My first approach is to the Base Plate of a project I have mentioned already before and I’m still working hard on as my idea of a dual ‘Interactive Sealed & Vented’ enclosure set up. Strait off I like to mention that the following Links were mentioned before and in general nothing has changes as yet – because I have not been able to find a similar idea or the approach to this within 1 year of research now.

OK, just to mention as well - NO it is not a Band pass enclosure neither so NOT a 4th order nor a strait 6th order ………… etc.

This Base plate I’m using is not for my anticipated MTM dual ‘Interactive Sealed & Vented’ approach, but for a Sub Woofer!

LINK thread about 'Sealed & Vented':


rgs UpperCut


----------



## bmmoser (Mar 26, 2016)

Like the abstract paint. I do similar.


----------



## UpperCut (Feb 8, 2016)

bmmoser said:


> Like the abstract paint. I do similar.


Great, for sure not the normal thing or norm, yet some colour never harmed anybody!!! Refreshing say the least.
If you can show something as well?

rgs UpperCut


----------



## UpperCut (Feb 8, 2016)

Just a follow up to this thread & an Image of the whole test unit (A - East-West) including the base plate; I had already a second more advanced test build (B - North-South) and thread posted here which did gave some more details to these two projects & which I will update as well!
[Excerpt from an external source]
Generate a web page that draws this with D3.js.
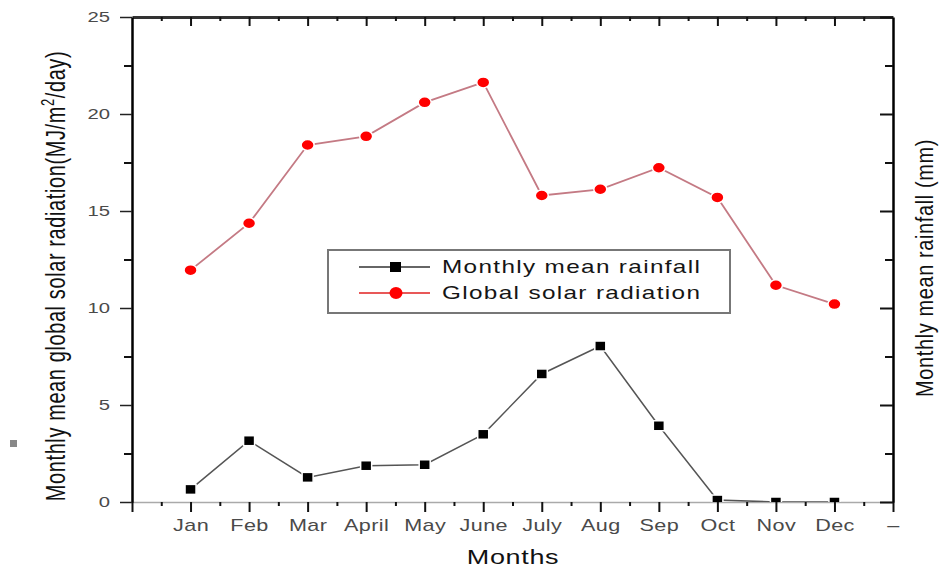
<!DOCTYPE html>
<html>
<head>
    <meta charset="utf-8">
    <style>
        body {
            margin: 0;
            background: #fff;
        }

        svg {
            font-family: 'Liberation Sans', Arial, sans-serif;
        }

        .tick text {
            fill: #4a4a4a;
        }
    </style>
    <title>Solar radiation and rainfall</title>
</head>

<body>
    <svg width="939" height="570"></svg>
</body>

<script src="https://d3js.org/d3.v7.min.js"></script>
<script>
    // values
    let months = ['Jan', 'Feb', 'Mar', 'April', 'May', 'June', 'July', 'Aug', 'Sep', 'Oct', 'Nov', 'Dec']
    let solarRadiation = [11.95, 14.37, 18.4, 18.85, 20.6, 21.63, 15.8, 16.12, 17.23, 15.7, 11.17, 10.2]
    let rainfall = [0.65, 3.16, 1.27, 1.87, 1.92, 3.49, 6.6, 8.04, 3.93, 0.1, 0, 0]
    let yTicks = [0, 5, 10, 15, 20, 25]
    let yMinorTicks = [2.5, 7.5, 12.5, 17.5, 22.5]
    let xLabels = [''].concat(months, ['–'])

    let svg = d3.select('svg')

    let plotLeft = 132, plotRight = 893, plotTop = 17, plotBottom = 502
    // the source picture is stretched sideways, text too
    let stretch = 1.35

    let x = d3.scaleLinear().domain([0, 13]).range([plotLeft, plotRight])
    let y = d3.scaleLinear().domain([0, 25]).range([plotBottom, plotTop])
    let yRight = d3.scaleLinear().domain([0, 25]).range([plotBottom, plotTop])

    let majorX = d3.range(0, 14)
    let minorX = d3.range(0.5, 13, 1)

    // little grey mark at the far left
    svg.append('rect')
        .attr('x', 10).attr('y', 440)
        .attr('width', 7).attr('height', 7)
        .attr('fill', '#888')

    // bottom axis
    let gBottom = svg.append('g').attr('transform', `translate(0,${plotBottom})`)
        .call(d3.axisBottom(x).tickValues(majorX).tickSize(10).tickSizeOuter(0).tickPadding(8)
            .tickFormat(i => xLabels[i]))
    gBottom.select('.domain').attr('stroke', '#aaa').attr('stroke-width', 1.5)
    gBottom.selectAll('.tick line').attr('stroke', '#111').attr('stroke-width', 2)
    gBottom.selectAll('.tick text')
        .style('font-size', '16px')
        .style('letter-spacing', '0.3px')
        .attr('transform', `scale(${stretch},1)`)

    svg.append('g').attr('transform', `translate(0,${plotBottom})`)
        .call(d3.axisBottom(x).tickValues(minorX).tickSize(4).tickFormat(''))
        .call(g => g.select('.domain').remove())
        .selectAll('.tick line').attr('stroke', '#111').attr('stroke-width', 2)

    // top axis
    let gTop = svg.append('g').attr('transform', `translate(0,${plotTop})`)
        .call(d3.axisTop(x).tickValues(majorX.slice(1, 13)).tickSize(-9).tickSizeOuter(0).tickFormat(''))
    gTop.select('.domain').attr('stroke', '#333').attr('stroke-width', 3)
    gTop.selectAll('.tick line').attr('stroke', '#111').attr('stroke-width', 2)

    svg.append('g').attr('transform', `translate(0,${plotTop})`)
        .call(d3.axisTop(x).tickValues(minorX).tickSize(-4).tickFormat(''))
        .call(g => g.select('.domain').remove())
        .selectAll('.tick line').attr('stroke', '#111').attr('stroke-width', 2)

    // left axis
    let gLeft = svg.append('g').attr('transform', `translate(${plotLeft},0)`)
        .call(d3.axisLeft(y).tickValues(yTicks).tickSize(12).tickSizeOuter(0).tickPadding(10))
    gLeft.select('.domain').attr('stroke', '#000').attr('stroke-width', 2.5)
    gLeft.selectAll('.tick line').attr('stroke', '#222').attr('stroke-width', 1.5)
    gLeft.selectAll('.tick text')
        .style('font-size', '15px')
        .attr('x', -22 / stretch)
        .attr('transform', `scale(${stretch},1)`)

    svg.append('g').attr('transform', `translate(${plotLeft},0)`)
        .call(d3.axisLeft(y).tickValues(yMinorTicks).tickSize(8).tickFormat(''))
        .call(g => g.select('.domain').remove())
        .selectAll('.tick line').attr('stroke', '#111').attr('stroke-width', 2)

    // right axis, ticks only
    let gRight = svg.append('g').attr('transform', `translate(${plotRight},0)`)
        .call(d3.axisRight(yRight).tickValues(yTicks).tickSize(-13).tickSizeOuter(0).tickFormat(''))
    gRight.select('.domain').attr('stroke', '#000').attr('stroke-width', 2.5)
    gRight.selectAll('.tick line').attr('stroke', '#111').attr('stroke-width', 2)

    svg.append('g').attr('transform', `translate(${plotRight},0)`)
        .call(d3.axisRight(yRight).tickValues(yMinorTicks).tickSize(-8).tickFormat(''))
        .call(g => g.select('.domain').remove())
        .selectAll('.tick line').attr('stroke', '#111').attr('stroke-width', 2)

    // data, clipped to the frame
    svg.append('clipPath').attr('id', 'frame')
        .append('rect')
        .attr('x', plotLeft).attr('y', plotTop)
        .attr('width', plotRight - plotLeft).attr('height', plotBottom - plotTop)

    let plot = svg.append('g').attr('clip-path', 'url(#frame)')

    let rainLine = d3.line().x((d, i) => x(i + 1)).y(d => yRight(d))
    let solarLine = d3.line().x((d, i) => x(i + 1)).y(d => y(d))

    plot.append('path')
        .datum(rainfall)
        .attr('d', rainLine)
        .attr('fill', 'none')
        .attr('stroke', '#555')
        .attr('stroke-width', 1.5)

    plot.append('path')
        .datum(solarRadiation)
        .attr('d', solarLine)
        .attr('fill', 'none')
        .attr('stroke', '#c47a84')
        .attr('stroke-width', 1.8)

    plot.selectAll('.rain')
        .data(rainfall)
        .join('rect')
        .attr('class', 'rain')
        .attr('x', (d, i) => x(i + 1) - 5.5)
        .attr('y', d => yRight(d) - 5)
        .attr('width', 11)
        .attr('height', 10)
        .attr('fill', '#000')
        .attr('stroke', '#fff')
        .attr('stroke-width', 1.5)

    plot.selectAll('.solar')
        .data(solarRadiation)
        .join('ellipse')
        .attr('class', 'solar')
        .attr('cx', (d, i) => x(i + 1))
        .attr('cy', d => y(d))
        .attr('rx', 6.5)
        .attr('ry', 5.5)
        .attr('fill', '#ff0000')
        .attr('stroke', '#fff')
        .attr('stroke-width', 1.5)

    // legend
    let legend = svg.append('g')
    legend.append('rect')
        .attr('x', 328).attr('y', 250)
        .attr('width', 402).attr('height', 63)
        .attr('fill', '#fff')
        .attr('stroke', '#777')
        .attr('stroke-width', 2)

    let items = [
        { name: 'Monthly mean rainfall', color: '#333', shape: 'square' },
        { name: 'Global solar radiation', color: '#e02020', shape: 'circle' }
    ]

    items.forEach((item, i) => {
        let ly = 267 + i * 26
        legend.append('line')
            .attr('x1', 359).attr('x2', 430)
            .attr('y1', ly).attr('y2', ly)
            .attr('stroke', item.color)
            .attr('stroke-width', 1.5)
        if (item.shape == 'square') {
            legend.append('rect')
                .attr('x', 390).attr('y', ly - 5)
                .attr('width', 11).attr('height', 10)
                .attr('fill', '#000')
        } else {
            legend.append('ellipse')
                .attr('cx', 396).attr('cy', ly)
                .attr('rx', 6.5).attr('ry', 6)
                .attr('fill', '#ff0000')
        }
        legend.append('text')
            .attr('transform', `translate(442,${ly}) scale(${stretch},1)`)
            .attr('dy', '0.35em')
            .attr('fill', '#151515')
            .style('font-size', '18px')
            .style('letter-spacing', '1px')
            .text(item.name)
    })

    // axis titles
    svg.append('text')
        .attr('transform', `translate(65,276) scale(${stretch},1) rotate(-90)`)
        .attr('text-anchor', 'middle')
        .attr('fill', '#111')
        .style('font-size', '20px')
        .style('letter-spacing', '0.6px')
        .call(t => {
            t.append('tspan').text('Monthly mean global solar radiation(MJ/m')
            t.append('tspan').attr('dy', -8).style('font-size', '13px').text('2')
            t.append('tspan').attr('dy', 8).text('/day)')
        })

    svg.append('text')
        .attr('transform', `translate(933,268) scale(1.15,1) rotate(-90)`)
        .attr('text-anchor', 'middle')
        .attr('fill', '#111')
        .style('font-size', '20px')
        .style('letter-spacing', '0.6px')
        .text('Monthly mean rainfall (mm)')

    svg.append('text')
        .attr('transform', `translate(513,564) scale(${stretch},1)`)
        .attr('text-anchor', 'middle')
        .attr('fill', '#111')
        .style('font-size', '20px')
        .style('letter-spacing', '0.5px')
        .text('Months')
</script>
</html>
LINK: http://www.hometheatershack.com/forums/diy-speakers/162106-i-s-c-t-black-widow-maker-high-velocity-split-heavily-shaped-interactive-sealed-vented-sub-enclosure.html

rgs UpperCut


----------



## bmmoser (Mar 26, 2016)

Marbling or swirling, one of my better efforts, technically not a speaker


----------



## 123Toid (Mar 21, 2017)

UpperCut said:


> Just a follow up to this thread & an Image of the whole test unit (A - East-West) including the base plate; I had already a second more advanced test build (B - North-South) and thread posted here which did gave some more details to these two projects & which I will update as well!
> 
> LINK: http://www.hometheatershack.com/forums/diy-speakers/162106-i-s-c-t-black-widow-maker-high-velocity-split-heavily-shaped-interactive-sealed-vented-sub-enclosure.html
> 
> rgs UpperCut


This is absolutely stunning! I love the look, especially with that side port. It looks real sharp!


----------